El 3 de marzo de 1816 Juana atacó al ejército realista al mando de 30 jinetes, muchos de los cuales eran mujeres. Arrebató a los enemigos sus símbolos, recuperó fusiles. Cincos días más tarde avanzó sobre el Cerro Potosí, símbolo del despojo español en América. Sus hazañas la convirtieron en teniente coronel por decreto firmado por Juan Martín de Pueyrredón en Buenos Aires.

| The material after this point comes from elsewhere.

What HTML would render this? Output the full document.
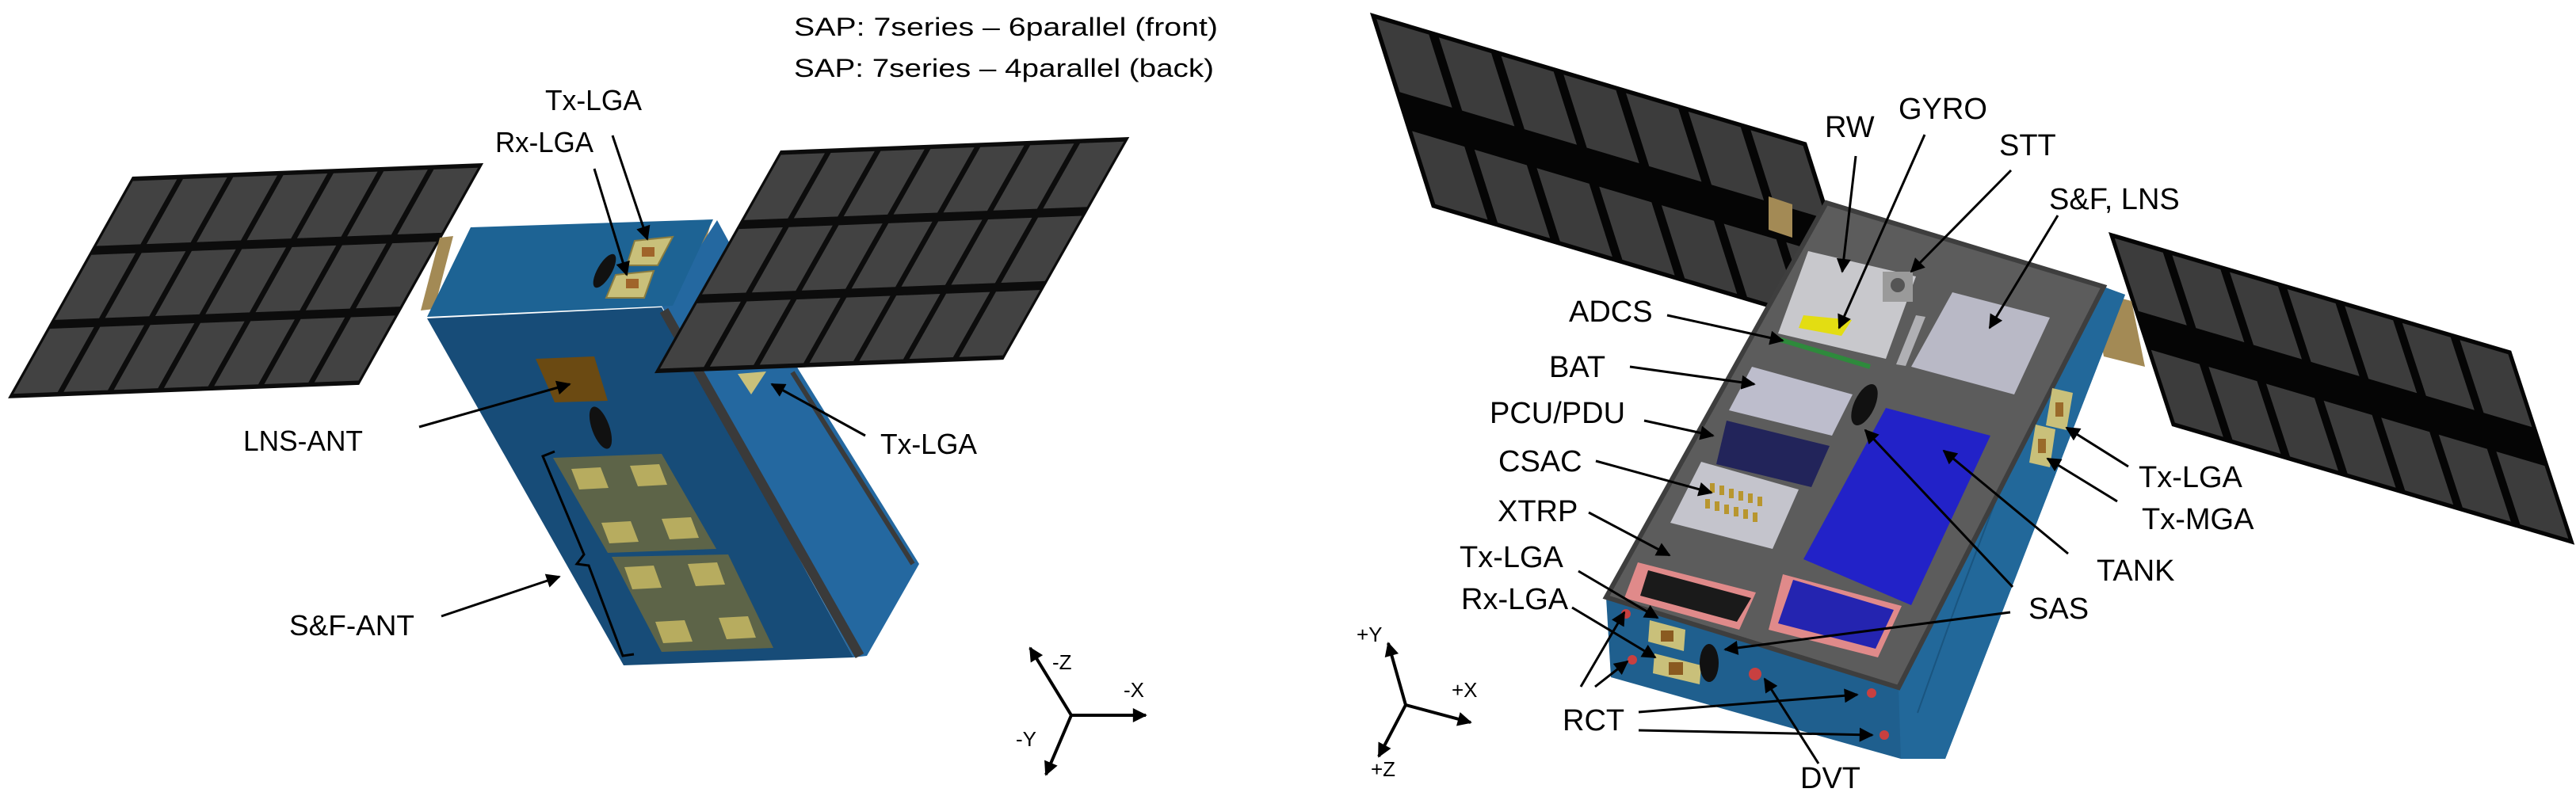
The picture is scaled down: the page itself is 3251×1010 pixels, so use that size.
<!DOCTYPE html>
<html><head><meta charset="utf-8"><style>
html,body{margin:0;padding:0;background:#fff;}
svg{display:block;}
text{font-family:"Liberation Sans",sans-serif;fill:#000;}
</style></head><body>
<svg width="3251" height="1010" viewBox="0 0 3251 1010" xmlns="http://www.w3.org/2000/svg">
<defs>
<marker id="ah" viewBox="0 0 10 10" refX="9" refY="5" markerWidth="22" markerHeight="18" orient="auto" markerUnits="userSpaceOnUse"><path d="M0,0 L10,5 L0,10 z" fill="#000"/></marker>
<g id="p7x3">
<rect x="0" y="0" width="7" height="3" fill="#0c0c0c"/>
<g fill="#424242">
<rect x="0.06" y="0.06" width="0.88" height="0.88"/><rect x="1.06" y="0.06" width="0.88" height="0.88"/><rect x="2.06" y="0.06" width="0.88" height="0.88"/><rect x="3.06" y="0.06" width="0.88" height="0.88"/><rect x="4.06" y="0.06" width="0.88" height="0.88"/><rect x="5.06" y="0.06" width="0.88" height="0.88"/><rect x="6.06" y="0.06" width="0.88" height="0.88"/>
<rect x="0.06" y="1.06" width="0.88" height="0.88"/><rect x="1.06" y="1.06" width="0.88" height="0.88"/><rect x="2.06" y="1.06" width="0.88" height="0.88"/><rect x="3.06" y="1.06" width="0.88" height="0.88"/><rect x="4.06" y="1.06" width="0.88" height="0.88"/><rect x="5.06" y="1.06" width="0.88" height="0.88"/><rect x="6.06" y="1.06" width="0.88" height="0.88"/>
<rect x="0.06" y="2.06" width="0.88" height="0.88"/><rect x="1.06" y="2.06" width="0.88" height="0.88"/><rect x="2.06" y="2.06" width="0.88" height="0.88"/><rect x="3.06" y="2.06" width="0.88" height="0.88"/><rect x="4.06" y="2.06" width="0.88" height="0.88"/><rect x="5.06" y="2.06" width="0.88" height="0.88"/><rect x="6.06" y="2.06" width="0.88" height="0.88"/>
</g></g>
<g id="p7x2">
<rect x="0" y="0" width="7" height="2" fill="#050505"/>
<g fill="#3c3c3c">
<rect x="0.08" y="0.05" width="0.84" height="0.75"/><rect x="1.08" y="0.05" width="0.84" height="0.75"/><rect x="2.08" y="0.05" width="0.84" height="0.75"/><rect x="3.08" y="0.05" width="0.84" height="0.75"/><rect x="4.08" y="0.05" width="0.84" height="0.75"/><rect x="5.08" y="0.05" width="0.84" height="0.75"/><rect x="6.08" y="0.05" width="0.84" height="0.75"/>
<rect x="0.08" y="1.2" width="0.84" height="0.75"/><rect x="1.08" y="1.2" width="0.84" height="0.75"/><rect x="2.08" y="1.2" width="0.84" height="0.75"/><rect x="3.08" y="1.2" width="0.84" height="0.75"/><rect x="4.08" y="1.2" width="0.84" height="0.75"/><rect x="5.08" y="1.2" width="0.84" height="0.75"/><rect x="6.08" y="1.2" width="0.84" height="0.75"/>
</g></g>
</defs>

<!-- ===== LEFT SATELLITE ===== -->
<use href="#p7x3" transform="matrix(63.3 -2.43 -52.3 93.3 167 223)"/>
<!-- hinges -->
<polygon points="555,300 572,298 548,390 531,392" fill="#a38a55"/>
<polygon points="880,284 897,282 870,380 853,382" fill="#a38a55"/>
<!-- side face -->
<polygon points="835,386 905,278 1008,467 1160,712 1094,828 1077,830" fill="#2468a0"/>
<!-- top face -->
<polygon points="594,287 900,277 849,386 539,400" fill="#1d6394"/>
<!-- front face -->
<polygon points="539,402 835,388 1077,830 787,840" fill="#174c78"/>
<!-- frame rail -->
<polyline points="838,392 1085,828" stroke="#3a3a3a" stroke-width="12" fill="none"/>
<polyline points="1000,470 1152,712" stroke="#3a3a3a" stroke-width="6" fill="none"/>
<!-- right panel in front -->
<use href="#p7x3" transform="matrix(62.9 -2.43 -53 93.7 985 190)"/>
<!-- patches top -->
<polygon points="801,304 849,299 830,335 791,335" fill="#c9c07a" stroke="#8a7c40" stroke-width="2"/>
<rect x="810" y="312" width="16" height="12" fill="#a0642a"/>
<polygon points="777,347 825,342 813,376 765,376" fill="#c9c07a" stroke="#8a7c40" stroke-width="2"/>
<rect x="790" y="352" width="16" height="12" fill="#a0642a"/>
<ellipse cx="763" cy="342" rx="9" ry="24" transform="rotate(30 763 342)" fill="#111"/>
<!-- LNS-ANT -->
<polygon points="676,453 750,450 767,506 700,508" fill="#6b4a12"/>
<ellipse cx="758" cy="540" rx="11" ry="28" transform="rotate(-20 758 540)" fill="#111"/>
<!-- S&F boards -->
<polygon points="698,578 835,573 904,693 767,698" fill="#5d6448"/>
<polygon points="772,703 919,700 976,818 835,823" fill="#5d6448"/>
<g fill="#b7ac5f">
<polygon points="721,592 758,590 768,616 731,618"/><polygon points="795,588 832,586 842,612 805,614"/>
<polygon points="759,660 796,658 806,684 769,686"/><polygon points="835,655 872,653 882,679 845,681"/>
<polygon points="788,716 825,714 835,742 798,744"/><polygon points="868,712 905,710 915,738 878,740"/>
<polygon points="827,785 864,783 874,810 837,812"/><polygon points="907,780 944,778 954,805 917,807"/>
</g>
<polygon points="931,472 967,469 948,498" fill="#c9c07a"/>
<!-- bracket -->
<polyline points="700,570 685,576 737,700 728,712 743,714 786,828 800,826" fill="none" stroke="#000" stroke-width="3"/>
<!-- left labels -->
<text x="1002" y="45" font-size="32" textLength="535" lengthAdjust="spacingAndGlyphs">SAP: 7series – 6parallel (front)</text>
<text x="1002" y="97" font-size="32" textLength="530" lengthAdjust="spacingAndGlyphs">SAP: 7series – 4parallel (back)</text>
<text x="688" y="139" font-size="36" textLength="122" lengthAdjust="spacingAndGlyphs">Tx-LGA</text>
<text x="625" y="192" font-size="36" textLength="124" lengthAdjust="spacingAndGlyphs">Rx-LGA</text>
<text x="307" y="569" font-size="36" textLength="151" lengthAdjust="spacingAndGlyphs">LNS-ANT</text>
<text x="1111" y="573" font-size="36" textLength="122" lengthAdjust="spacingAndGlyphs">Tx-LGA</text>
<text x="365" y="802" font-size="36" textLength="158" lengthAdjust="spacingAndGlyphs">S&amp;F-ANT</text>
<g stroke="#000" stroke-width="3" fill="none" marker-end="url(#ah)">
<line x1="773" y1="171" x2="817" y2="302"/>
<line x1="750" y1="213" x2="791" y2="347"/>
<line x1="529" y1="539" x2="719" y2="485"/>
<line x1="1092" y1="550" x2="974" y2="485"/>
<line x1="557" y1="778" x2="706" y2="728"/>
</g>
<!-- left axes -->
<g stroke="#000" stroke-width="4" fill="none" marker-end="url(#ah)">
<line x1="1352" y1="903" x2="1300" y2="818"/>
<line x1="1352" y1="903" x2="1446" y2="903"/>
<line x1="1352" y1="903" x2="1320" y2="978"/>
</g>
<text x="1328" y="845" font-size="26">-Z</text>
<text x="1418" y="880" font-size="26">-X</text>
<text x="1282" y="942" font-size="26">-Y</text>

<!-- ===== RIGHT SATELLITE ===== -->
<use href="#p7x2" transform="matrix(78.7 23.4 39 123 1729 16)"/>
<use href="#p7x2" transform="matrix(72.6 21.4 40 122.5 2661 293)"/>
<polygon points="2232,248 2262,258 2262,300 2232,290" fill="#a38a55"/>
<polygon points="2640,367 2690,380 2707,463 2655,450" fill="#a38a55"/>
<!-- body silhouette -->
<polygon points="2305,256 2648,360 2682,372 2455,958 2399,958 2033,855 2027,754" fill="#1f5f8e"/>
<polygon points="2396,868 2655,362 2682,372 2455,958 2399,958" fill="#22689a"/>
<polyline points="2580,470 2470,760 2420,900" stroke="#1a5580" stroke-width="2" fill="none"/>
<!-- frame -->
<polygon points="2305,256 2655,362 2396,868 2027,754" fill="#5c5c5c" stroke="#3e3e3e" stroke-width="6"/>
<!-- RW/GYRO area -->
<polygon points="2282,317 2418,349 2380,453 2244,421" fill="#c8c8cc"/>
<polygon points="2276,398 2337,404 2324,424 2270,414" fill="#e3dd12"/>
<line x1="2244" y1="428" x2="2360" y2="463" stroke="#2e8a3c" stroke-width="6"/>
<rect x="2376" y="343" width="38" height="38" fill="#9a9a9a"/>
<circle cx="2395" cy="360" r="9" fill="#555"/>
<polygon points="2418,398 2430,400 2405,462 2393,460" fill="#b0b0b4"/>
<!-- S&F box -->
<polygon points="2464,369 2587,401 2542,498 2412,463" fill="#b9b9c6"/>
<!-- BAT -->
<polygon points="2211,463 2338,498 2312,550 2182,518" fill="#bdbdcc"/>
<!-- PCU -->
<polygon points="2179,531 2309,563 2286,615 2166,586" fill="#22245a"/>
<!-- CSAC -->
<polygon points="2147,583 2270,618 2237,693 2108,660" fill="#c4c4cc"/>
<g fill="#b8962e">
<rect x="2158" y="610" width="6" height="12"/><rect x="2170" y="613" width="6" height="12"/><rect x="2182" y="617" width="6" height="12"/><rect x="2194" y="620" width="6" height="12"/><rect x="2206" y="623" width="6" height="12"/><rect x="2218" y="627" width="6" height="12"/>
<rect x="2152" y="630" width="6" height="12"/><rect x="2164" y="633" width="6" height="12"/><rect x="2176" y="637" width="6" height="12"/><rect x="2188" y="640" width="6" height="12"/><rect x="2200" y="643" width="6" height="12"/><rect x="2212" y="647" width="6" height="12"/>
</g>
<!-- XTRP -->
<polygon points="2067,710 2216,748 2195,795 2050,755" fill="#e08a8a"/>
<polygon points="2080,720 2210,755 2192,785 2070,752" fill="#1a1a1a"/>
<!-- TANK -->
<polygon points="2380,515 2512,550 2412,764 2276,706" fill="#2222c8"/>
<!-- small blue box -->
<polygon points="2250,725 2400,765 2370,830 2232,795" fill="#e08a8a"/>
<polygon points="2263,732 2390,770 2367,819 2244,787" fill="#2424b0"/>
<!-- SAS sensor -->
<ellipse cx="2353" cy="511" rx="13" ry="28" transform="rotate(25 2353 511)" fill="#111"/>
<!-- side patches -->
<polygon points="2590,490 2616,496 2608,543 2582,537" fill="#c9c07a"/><rect x="2594" y="508" width="10" height="18" fill="#9a6a2a"/>
<polygon points="2569,536 2594,542 2587,590 2561,584" fill="#c9c07a"/><rect x="2572" y="554" width="10" height="18" fill="#9a6a2a"/>
<!-- bottom face items -->
<polygon points="2082,783 2127,795 2125,822 2080,810" fill="#c9c07a"/><rect x="2096" y="796" width="16" height="14" fill="#8a5a20"/>
<polygon points="2088,825 2147,840 2145,864 2086,850" fill="#c9c07a"/><rect x="2106" y="836" width="18" height="16" fill="#8a5a20"/>
<ellipse cx="2157" cy="837" rx="12" ry="24" fill="#111"/>
<circle cx="2215" cy="851" r="8" fill="#c84040"/>
<circle cx="2052" cy="775" r="6" fill="#c84040"/><circle cx="2060" cy="833" r="6" fill="#c84040"/>
<circle cx="2362" cy="875" r="6" fill="#c84040"/><circle cx="2378" cy="928" r="6" fill="#c84040"/>
<!-- right labels -->
<g font-size="38">
<text x="2303" y="173">RW</text>
<text x="2396" y="150">GYRO</text>
<text x="2523" y="196">STT</text>
<text x="2586" y="264">S&amp;F, LNS</text>
<text x="1980" y="406">ADCS</text>
<text x="1955" y="476">BAT</text>
<text x="1880" y="534">PCU/PDU</text>
<text x="1891" y="595">CSAC</text>
<text x="1890" y="658">XTRP</text>
<text x="1842" y="716">Tx-LGA</text>
<text x="1844" y="769">Rx-LGA</text>
<text x="2699" y="615">Tx-LGA</text>
<text x="2703" y="668">Tx-MGA</text>
<text x="2646" y="733">TANK</text>
<text x="2560" y="781">SAS</text>
<text x="1972" y="922">RCT</text>
<text x="2272" y="995">DVT</text>
</g>
<g stroke="#000" stroke-width="3" fill="none" marker-end="url(#ah)">
<line x1="2342" y1="197" x2="2325" y2="343"/>
<line x1="2429" y1="170" x2="2321" y2="414"/>
<line x1="2538" y1="215" x2="2412" y2="343"/>
<line x1="2597" y1="272" x2="2511" y2="414"/>
<line x1="2104" y1="398" x2="2250" y2="430"/>
<line x1="2057" y1="463" x2="2214" y2="485"/>
<line x1="2075" y1="531" x2="2162" y2="550"/>
<line x1="2014" y1="582" x2="2160" y2="622"/>
<line x1="2005" y1="647" x2="2107" y2="701"/>
<line x1="1992" y1="721" x2="2092" y2="780"/>
<line x1="1984" y1="767" x2="2089" y2="830"/>
<line x1="1995" y1="867" x2="2050" y2="773"/>
<line x1="2013" y1="867" x2="2054" y2="835"/>
<line x1="2068" y1="899" x2="2344" y2="877"/>
<line x1="2068" y1="922" x2="2363" y2="928"/>
<line x1="2295" y1="964" x2="2227" y2="857"/>
<line x1="2537" y1="773" x2="2177" y2="820"/>
<line x1="2540" y1="741" x2="2354" y2="543"/>
<line x1="2610" y1="699" x2="2453" y2="569"/>
<line x1="2686" y1="589" x2="2608" y2="540"/>
<line x1="2672" y1="633" x2="2584" y2="579"/>
</g>
<!-- right axes -->
<g stroke="#000" stroke-width="4" fill="none" marker-end="url(#ah)">
<line x1="1774" y1="890" x2="1752" y2="812"/>
<line x1="1774" y1="890" x2="1856" y2="912"/>
<line x1="1774" y1="890" x2="1740" y2="955"/>
</g>
<text x="1712" y="810" font-size="26">+Y</text>
<text x="1832" y="880" font-size="26">+X</text>
<text x="1730" y="980" font-size="26">+Z</text>
</svg>
</body></html>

En septiembre de ese mismo año Juana y Manuel se batieron con los españoles en la batalla de La Laguna. Las tropas, comandadas por Manuel, fueron superadas por los realistas. Regresaron al santuario del río, donde los esperaba el resto del contingente, con su mujer al frente. Pero los realistas llegaron hasta allí. Juana resultó herida por dos proyectiles en una pierna y en el pecho. Manuel fue asesinado. Juana pudo escapar desangrándose. A Manuel lo degollaron con el filo de un puñal. Su cabeza fue exhibida en una pica junto a la de una mujer: una amazona que fue ejecutada porque sus verdugos confundieron con Juana.

Juana quiso volver por Manuel y no la dejaron. Las heridas de la batalla y las condiciones en que se daría un nuevo enfrentamiento no se lo permitían. Sin embargo, tiempo después ella se salió con la suya. Llegaría a la plaza de La Laguna para recuperar los restos de su marido.

Reclutó más de un 100 hombres, la mayoría de ellos pertenecientes a pueblos originarios. A ellos se sumaron 100 amazonas. Entraron a sangre y fuego al pueblo. Una vez en la plaza Juana tomó la cabeza de Manuel, que estaba llena de gusanos y picoteada por los cuervos, y la llevó hasta la iglesia de La Laguna, donde la depositaron en el altar y celebraron una misa con honores.

Todo estuvo teñido de sangre y muerte. La ocupación del pueblo y la recuperación de los restos de Manuel dieron lugar a una de las matanzas más crueles (todas las matanzas lo son) de las guerras por la independencia. Todos los soldados realistas que enfrentaron a Juan y su ejército fueron asesinados. Las calles quedaron teñidas de rojo.

Lo que siguió fue la vida sin Manuel. La lucha y el amor del caudillo salteño Martín Miguel de Güemes, la muerte de éste también en el campo de batalla, el regreso a Chuquisaca junto a su hija Luisa con cuatro mulas y 50 pesos para el viaje. Vivió el resto de lo que le quedaba de vida sin el reconocimiento que merecía. Terminó sus días en Jujuy. Pobre, sola, aguerrida. Falleció a los 81 años (fue enterrada en una fosa común), un 25 de mayo de 1862. No podía ser de otra manera. Era el día de la Patria.

En 1962, 100 años después de su muerte, los restos de Juana Azurduy fueron exhumados y trasladados a un mausoleo construido en la ciudad de Sucre, Bolivia.

En 2009 fue ascendida a Generala del Ejército argentino y mariscal de la República de Bolivia.

El homenaje, aunque tardío, fue justo. Simón Bolivar dijo, en referencia a Juana Azurduy y Manuel Padilla: «Este país no debería llamarse Bolivia en mi homenaje, sino Padilla o Azurduy, porque son ellos los que lo hicieron libre».